Daily Drumset Workout by Claus Hessler
We'll see about this one. It came highly recommended by a good professional drummer friend, so I'm going to give it ample opportunity to prove itself, despite my feeling a little mixed about it on first glance. It nominally consists of about 100 two-page workouts (one page exercises, one page notes); I see that many small differences which could be explained verbally are given their own fully-written-out workout, so I call it quite a bit fewer than that, actually. Many of the entries appear to consist of written-out versions of things normally done with Syncopation, which may be good for some students, but which I ultimately do not dig. But the book is broken down into manageable portions, and appears to stay oriented in musical reality. Initial verdict: You could probably do worse than to let this command 20 minutes of your practice routine every day.
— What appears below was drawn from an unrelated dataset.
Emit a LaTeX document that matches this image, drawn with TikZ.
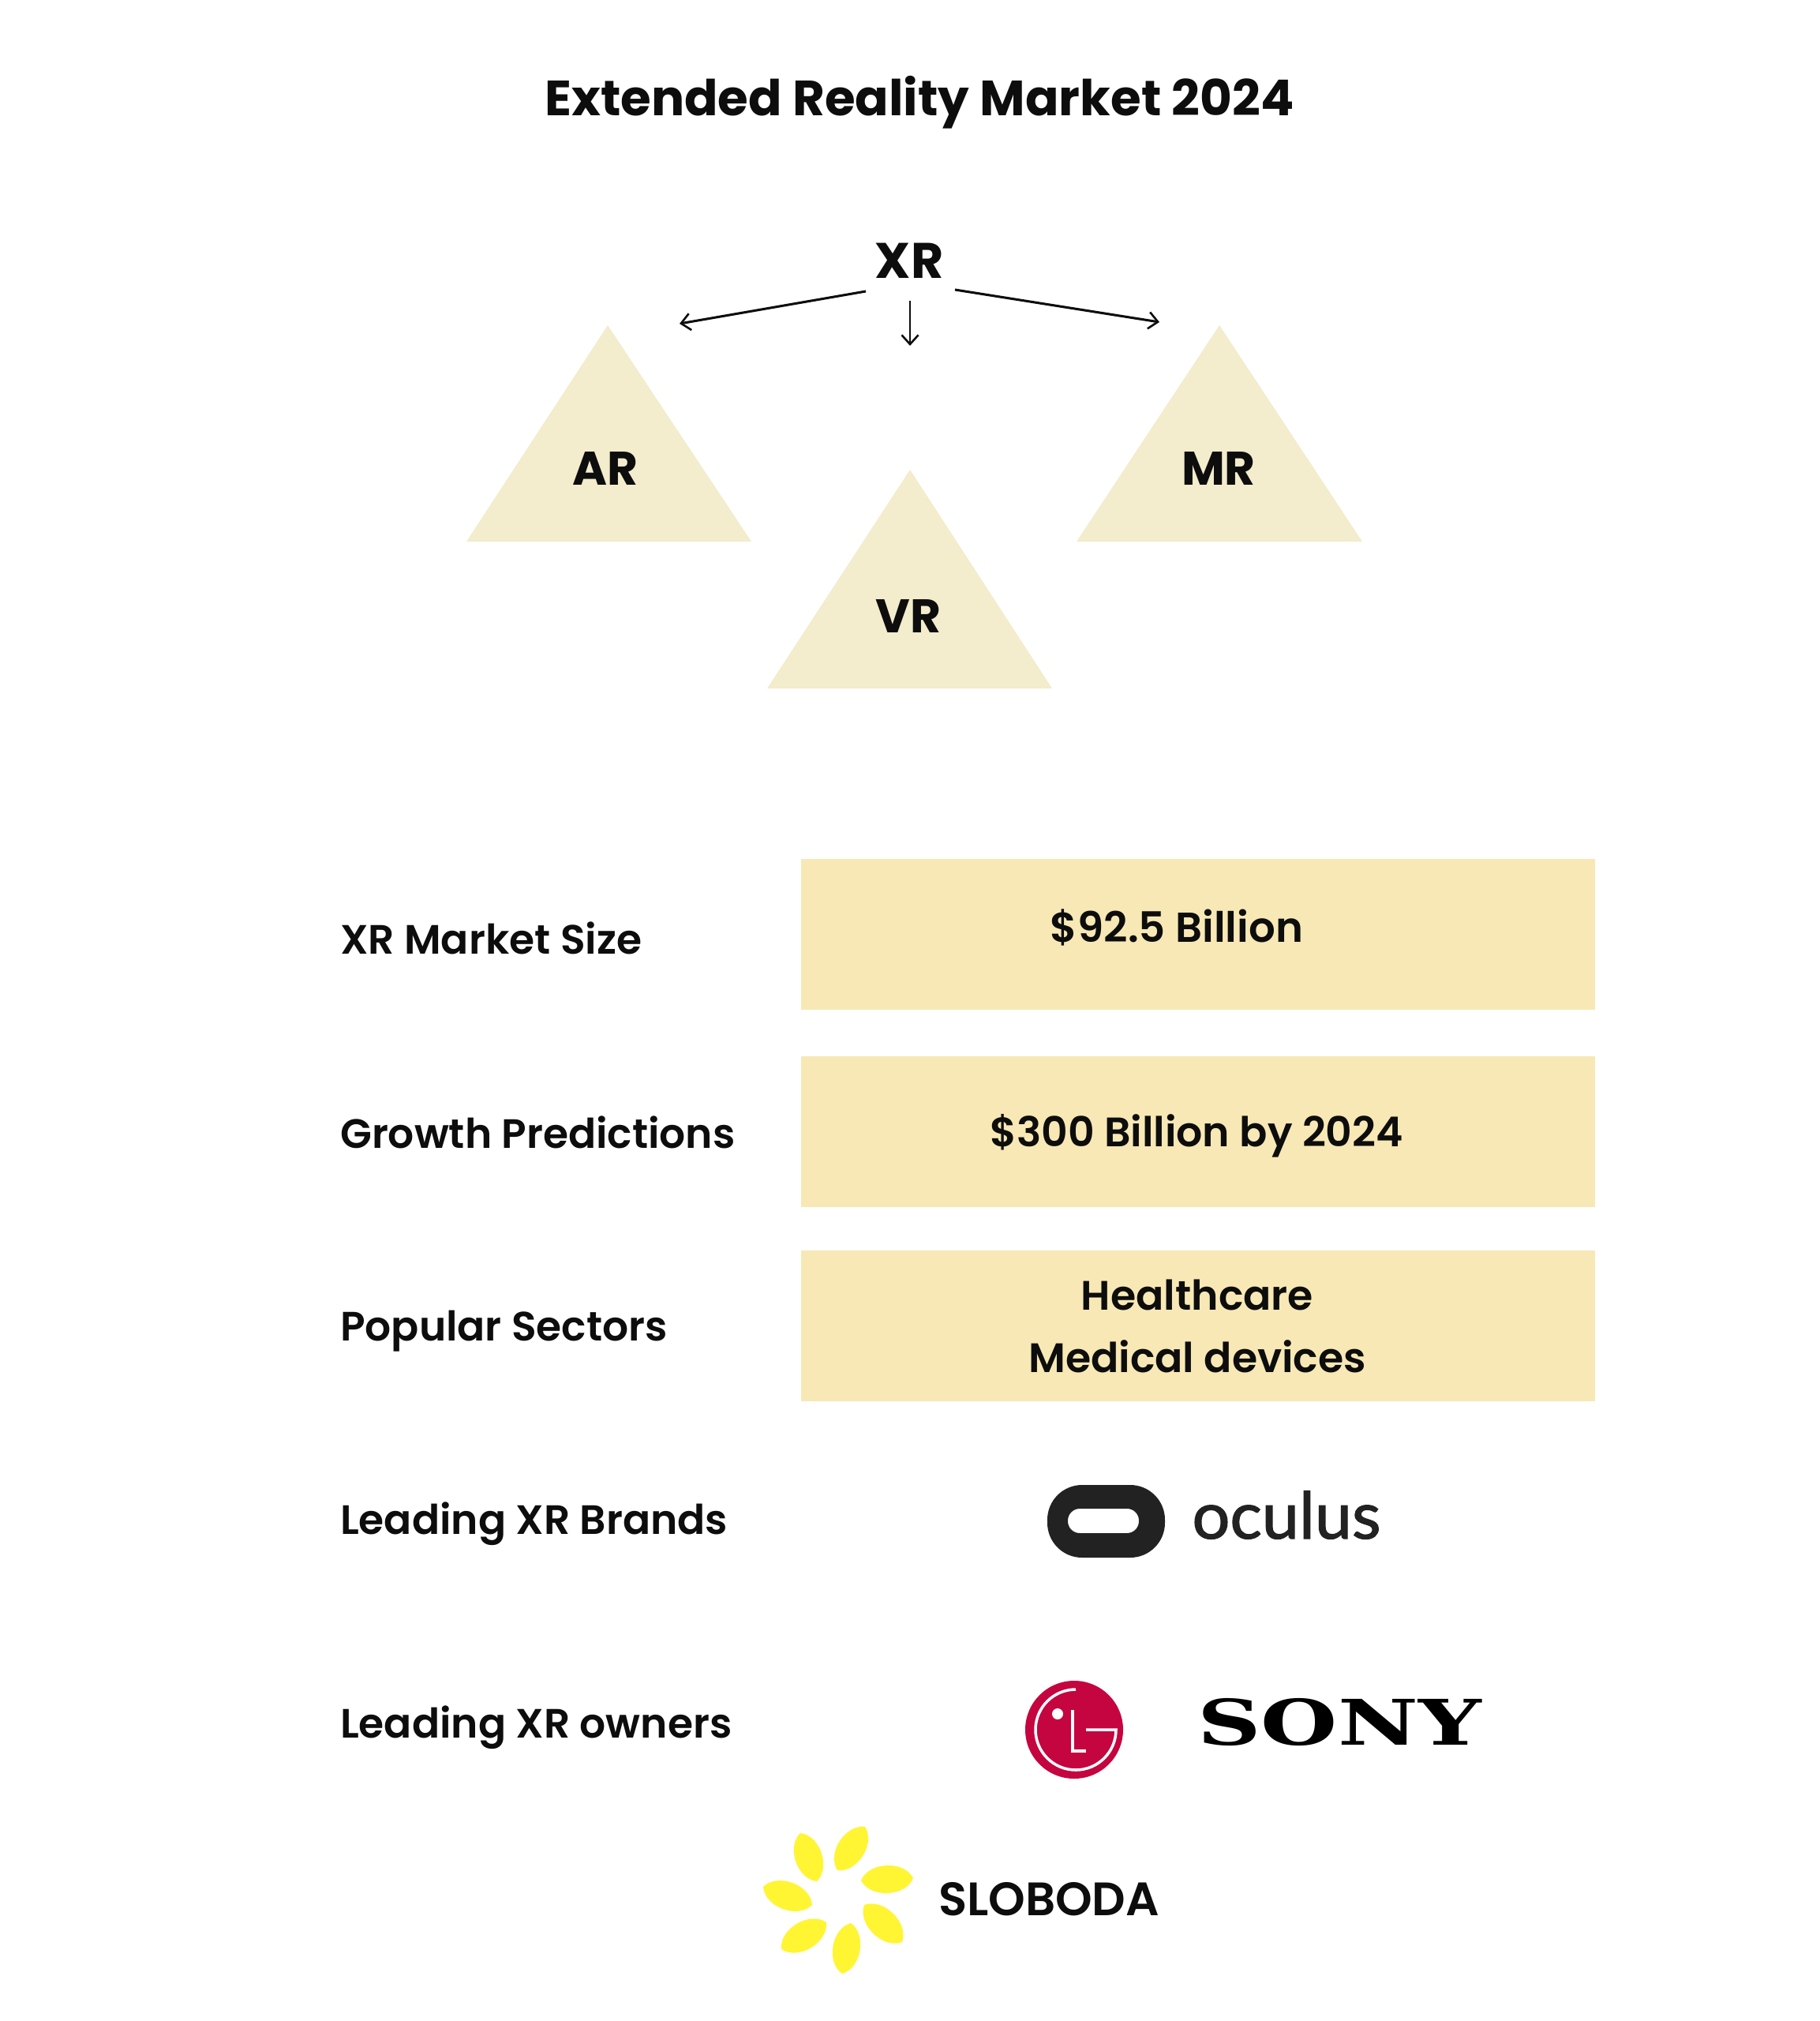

An extension of Vol. 2 of Chaffee's Patterns series of books, and I daresay more useful. Gives practice phrases for his seven usual sticking patterns, in 3/4, 5/8, 5/4, 7/8, 11/8, 13/16, and 15/8. Even if you don't anticipate playing in many of those meters any time soon, with a little creativity, you can adapt the exercises to whatever meter and subdivision you choose by making the exercise part of a measure. For example, you can play an exercise in 3/4 as the least three beats of a measure of 4/4, and so on. Chaffee's stickings are few, and easy to play fast, making this an ideal book for getting your “Gospel chops”-type blazing fills together.
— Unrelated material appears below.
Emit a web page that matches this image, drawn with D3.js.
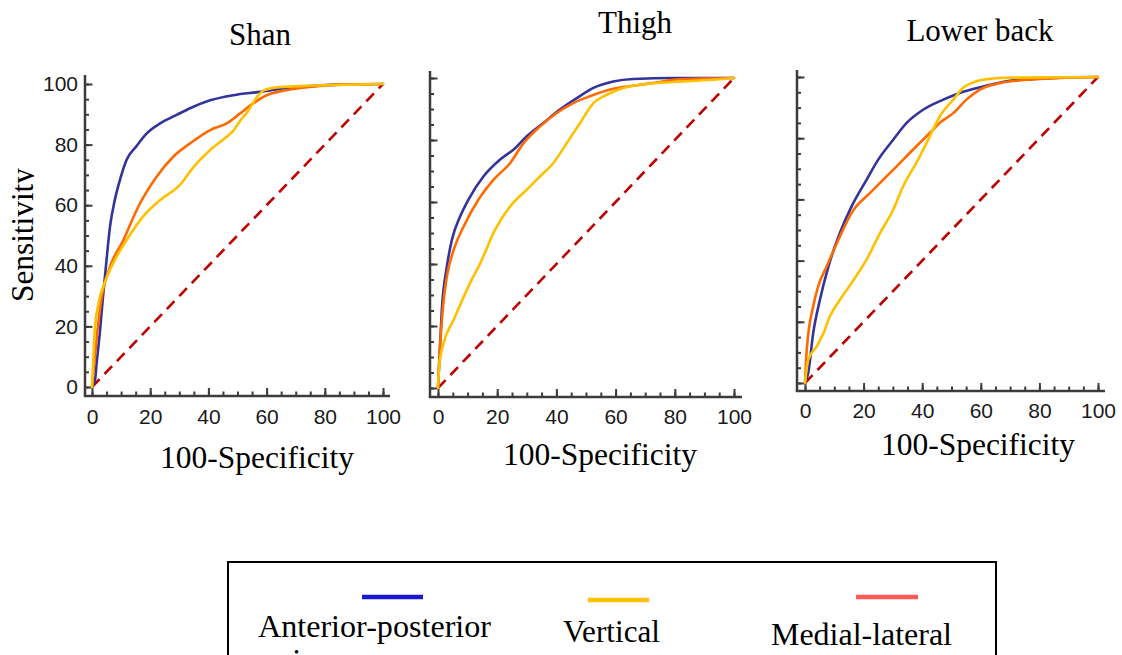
<!DOCTYPE html>
<html>
<head>
<meta charset="utf-8">
<script src="https://cdn.jsdelivr.net/npm/d3@7"></script>
<style>
  html, body { margin: 0; padding: 0; background: #fff; overflow: hidden; }
  svg { display: block; }
</style>
</head>
<body>
<svg id="chart" width="1122" height="655"></svg>
<script>
// ROC curves: [100-Specificity, Sensitivity] for each sensor axis and body location
const panelTitles = ["Shan", "Thigh", "Lower back"];
const seriesNames = ["Anterior-posterior", "Vertical", "Medial-lateral"];
const tickValues = [0, 20, 40, 60, 80, 100];
const minorTickValues = d3.range(0, 101, 5);

const apShank = [[0,0],[1.0,2],[1.6,8],[2.7,18],[3.8,30],[4.8,40],[6.2,53],[7.9,62],[9.8,69],[11.9,75],[15.3,79.5],[18.8,83.7],[23.4,87],[29.1,89.8],[33.7,92],[40.6,94.6],[48.6,96.3],[57.8,97.4],[65.8,98.5],[75,99.3],[85,99.8],[100,100]];
const vShank  = [[0,0],[0.5,10],[0.9,18],[2.1,27],[4.4,34.5],[7.9,42],[11.9,48.5],[17.6,56.3],[23.4,61.7],[30.2,66.7],[34.8,72.5],[40.6,78.2],[46.3,82.6],[48.5,84.5],[51,88],[53.2,90.5],[56.7,95.7],[59,97.9],[63.6,98.9],[71.6,99.3],[85,99.7],[100,100]];
const mlShank = [[0,0],[0.8,8],[1.8,18],[3.2,28.8],[6.2,39.7],[10.8,48.5],[15.9,59.5],[22.2,69.4],[27.9,76],[33.7,80.4],[40.6,84.8],[46.3,87],[50.9,90.3],[55.4,93.6],[60,96.3],[65.8,97.8],[73.8,98.9],[83,99.7],[100,100]];

const apThigh = [[0,0],[0.5,10],[1.3,25.3],[3.0,39.2],[4.7,47.8],[7.5,55.4],[10.3,60.8],[15.4,68.3],[21,73.7],[25.5,76.9],[30,81.2],[35.6,85.5],[41.2,89.8],[46.9,93.5],[52.5,96.8],[59.2,98.9],[66,99.7],[80,100],[100,100]];
const vThigh  = [[0,0],[0.4,7],[1.9,14.5],[5.3,22],[10.3,32.8],[14.3,40.3],[19.3,51.1],[24.4,58.6],[30,64],[34.5,68.3],[39,72.6],[43.5,79],[48,85.5],[52.5,91.9],[57,94.6],[62.6,96.8],[71.6,98.2],[82.8,98.9],[94,99.5],[100,100]];
const mlThigh = [[0,0],[0.6,12],[1.7,26.3],[3,36],[5.3,44.6],[8.7,52.2],[13.7,60.8],[18.8,67.2],[24.4,72.6],[28.9,79],[34.5,84.4],[40.1,88.7],[45.7,91.9],[51.3,94.1],[59.2,96.5],[66,97.5],[72.7,98.4],[80.6,99.5],[88.4,99.8],[100,100]];

const apLowerBack = [[0,0],[1.1,3.3],[2.8,16.3],[5.1,27.2],[8,38.1],[11.9,49],[15.9,57.7],[21,66.4],[25,73],[30.1,79.5],[34.7,85],[40.3,89.3],[47.2,92.6],[52.8,94.8],[60.8,96.9],[68.8,98.6],[77.8,99.3],[86.9,99.8],[100,100]];
const vLowerBack  = [[0,0],[1.1,7.6],[4,12],[6.3,16.3],[8.5,21.8],[11.9,27.2],[15.9,32.7],[21,40.3],[25.6,49],[30.1,56.6],[33.5,64.3],[38.6,73],[42.6,80.6],[46,87.1],[50.6,92.6],[53.9,96.4],[58.5,98.6],[64.2,99.5],[71,99.8],[100,100]];
const mlLowerBack = [[0,0],[0.6,10.9],[2.8,25.1],[4.5,31.6],[7.4,38.1],[11.4,46.8],[15.9,55.6],[22.2,62.1],[27.8,67.5],[31.3,70.8],[36.9,76.3],[42.6,81.7],[46,85],[50.6,88.2],[55.1,92.6],[59.7,95.9],[66.5,98],[75.6,99.1],[86.9,99.7],[100,100]];

const chanceLine = [[0,0],[100,100]];

// ---- styling ----
const curveColors = { ap: "#33339b", v: "#ffc000", ml: "#ff6a00" };
const legendColors = ["#1818d0", "#ffc000", "#ff5a55"];
const axisColor = "#3c3c3c";
const serif = "'Liberation Serif', 'Times New Roman', serif";
const sans = "'Liberation Sans', Arial, sans-serif";

// panel frames in pixels
const frames = [
  { x0: 92,  x1: 383,  y0: 387, y1: 84, axisX: 85,  axisY: 396, top: 75, right: 390, labelY: 13, showY: true,
    titleX: 260, titleY: 45, xtX: 257, xtY: 468 },
  { x0: 438, x1: 734,  y0: 388, y1: 78, axisX: 430, axisY: 397, top: 71, right: 742, labelY: 12, showY: false,
    titleX: 635, titleY: 33, xtX: 600, xtY: 465 },
  { x0: 805, x1: 1098, y0: 383, y1: 77, axisX: 797, axisY: 391, top: 70, right: 1105, labelY: 12, showY: false,
    titleX: 980, titleY: 41, xtX: 978, xtY: 455 }
];

const panelSeries = [
  { ap: apShank, v: vShank, ml: mlShank },
  { ap: apThigh, v: vThigh, ml: mlThigh },
  { ap: apLowerBack, v: vLowerBack, ml: mlLowerBack }
];

const svg = d3.select("#chart");

frames.forEach((f, i) => {
  const x = d3.scaleLinear().domain([0, 100]).range([f.x0, f.x1]);
  const y = d3.scaleLinear().domain([0, 100]).range([f.y0, f.y1]);
  const g = svg.append("g");

  // axis lines (extend beyond the data range, like the original frame)
  g.append("line").attr("x1", f.axisX).attr("x2", f.axisX).attr("y1", f.top).attr("y2", f.axisY)
    .attr("stroke", axisColor).attr("stroke-width", 2.5);
  g.append("line").attr("x1", f.axisX - 1.2).attr("x2", f.right).attr("y1", f.axisY).attr("y2", f.axisY)
    .attr("stroke", axisColor).attr("stroke-width", 2.5);

  // x ticks (pointing inward)
  const xMinor = g.append("g").attr("transform", `translate(0,${f.axisY})`)
    .call(d3.axisBottom(x).tickValues(minorTickValues).tickSizeInner(-4.5).tickSizeOuter(0).tickFormat(""));
  const xMajor = g.append("g").attr("transform", `translate(0,${f.axisY})`)
    .call(d3.axisBottom(x).tickValues(tickValues).tickSizeInner(-8).tickSizeOuter(0).tickPadding(f.labelY));
  // y ticks
  const yMinor = g.append("g").attr("transform", `translate(${f.axisX},0)`)
    .call(d3.axisLeft(y).tickValues(minorTickValues).tickSizeInner(-4).tickSizeOuter(0).tickFormat(""));
  const yMajor = g.append("g").attr("transform", `translate(${f.axisX},0)`)
    .call(d3.axisLeft(y).tickValues(tickValues).tickSizeInner(-7.5).tickSizeOuter(0).tickPadding(7)
      .tickFormat(f.showY ? d3.format("d") : ""));

  [xMinor, xMajor, yMinor, yMajor].forEach(a => {
    a.select(".domain").remove();
    a.selectAll(".tick line").attr("stroke", axisColor).attr("stroke-width", 2);
    a.selectAll(".tick text").attr("fill", "#1a1a1a").attr("font-family", sans).attr("font-size", 21);
  });

  // chance diagonal
  const line = d3.line().x(d => x(d[0])).y(d => y(d[1]));
  g.append("path").datum(chanceLine).attr("d", line)
    .attr("fill", "none").attr("stroke", "#c00000").attr("stroke-width", 2.6)
    .attr("stroke-dasharray", "11,7");

  const smooth = d3.line().x(d => x(d[0])).y(d => y(d[1])).curve(d3.curveMonotoneX);
  ["ap", "ml", "v"].forEach(k => {
    g.append("path").datum(panelSeries[i][k]).attr("d", smooth)
      .attr("fill", "none").attr("stroke", curveColors[k]).attr("stroke-width", 2.6)
      .attr("stroke-linejoin", "round").attr("stroke-linecap", "round");
  });

  // panel title and x-axis title
  svg.append("text").attr("x", f.titleX).attr("y", f.titleY).attr("text-anchor", "middle")
    .attr("font-family", serif).attr("font-size", 31).attr("fill", "#000").text(panelTitles[i]);
  svg.append("text").attr("x", f.xtX).attr("y", f.xtY).attr("text-anchor", "middle")
    .attr("font-family", serif).attr("font-size", 31.5).attr("fill", "#000").text("100-Specificity");
});

// y-axis title (clipped on its baseline side)
svg.append("defs").append("clipPath").attr("id", "ytitle-clip")
  .append("rect").attr("x", 0).attr("y", 100).attr("width", 34).attr("height", 300);
svg.append("g").attr("clip-path", "url(#ytitle-clip)")
  .append("text").attr("transform", "translate(33,235) rotate(-90)").attr("text-anchor", "middle")
  .attr("font-family", serif).attr("font-size", 31.3).attr("fill", "#000").text("Sensitivity");

// legend
const legend = svg.append("g");
legend.append("rect").attr("x", 228).attr("y", 562).attr("width", 768).attr("height", 140)
  .attr("fill", "#fff").attr("stroke", "#000").attr("stroke-width", 2);

const legendItems = [
  { sx: 362, ex: 423, ly: 597, tx: 258, ty: 637, tw: 233 },
  { sx: 588, ex: 649, ly: 600, tx: 563, ty: 642, tw: 97 },
  { sx: 856, ex: 918, ly: 597, tx: 771, ty: 645, tw: 181 }
];
legendItems.forEach((it, j) => {
  legend.append("line").attr("x1", it.sx).attr("x2", it.ex).attr("y1", it.ly).attr("y2", it.ly)
    .attr("stroke", legendColors[j]).attr("stroke-width", 4.5);
  legend.append("text").attr("x", it.tx).attr("y", it.ty)
    .attr("font-family", serif).attr("font-size", 32).attr("fill", "#000")
    .attr("textLength", it.tw).attr("lengthAdjust", "spacingAndGlyphs").text(seriesNames[j]);
});
// second line of the first legend label
legend.append("text").attr("x", 262).attr("y", 671)
  .attr("font-family", serif).attr("font-size", 32).attr("fill", "#000").text("axis");
</script>
</body>
</html>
Understanding Clave and Clave Changes by Kevin Moore
Part of the Beyond Salsa series of books, which I was not familiar with before stumbling across it on Amazon— it looks like a pretty heavy series, and I'll be checking it out further. This book is a supplement aimed at musicians and non-musicians, explaining absolute beginning to advanced clave concepts, using conventional rhythmic notation, and a couple of varieties of “tabs”, and many recorded examples— both its own accompanying tracks and references to commercial recordings. I haven't had much of a chance to sit down with it yet. Looks good for fleshing out ideas that typically get covered in a page or two of other books, for learning the correct terminology, and, especially important to me, for learning what will get you into trouble with actual Salsa cats.
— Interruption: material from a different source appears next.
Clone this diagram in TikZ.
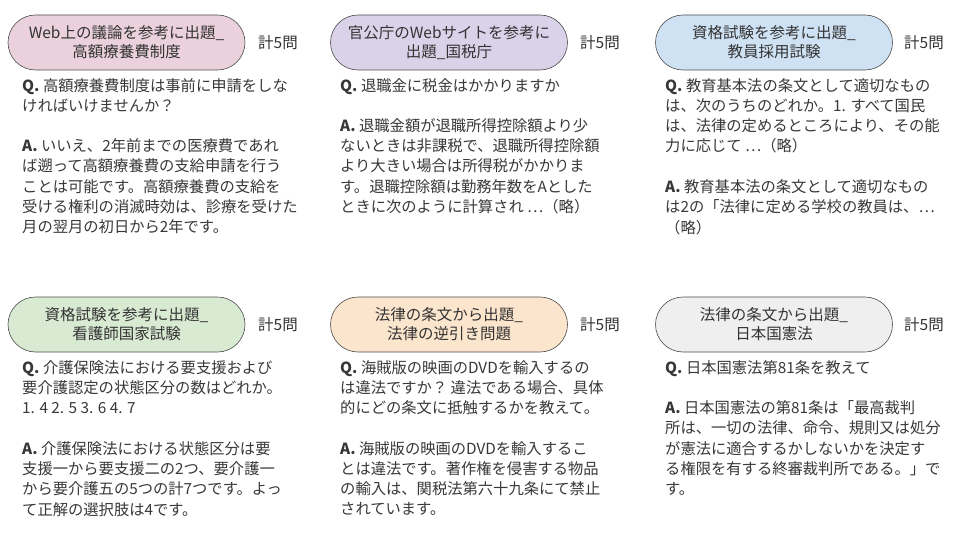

Mastering the Tables of Time by David Stanoch
Stanoch is a former student of Eliot Fine, who wrote the introduction here, and at once, this does look like an extension of Dahlgren and Fine's books— the format and ideas are very similar to things found in Four Way Coordination, Accent on Accents, and Dahlgren's Drum Set Control. Though I'm using their books on a daily basis these days, I do have reservations about using their stuff as the foundation of your playing— their logic is a little alien to a player's mental processes. MTTOT is maybe a little better than their books in that regard, and is especially good for helping students get the most out of an idea— it will help many to just recognize the idea in the licks they play in the first place. It's certainly more approachable than the other books I mentioned, and I do like that it takes some creativity to figure out what's hip about it.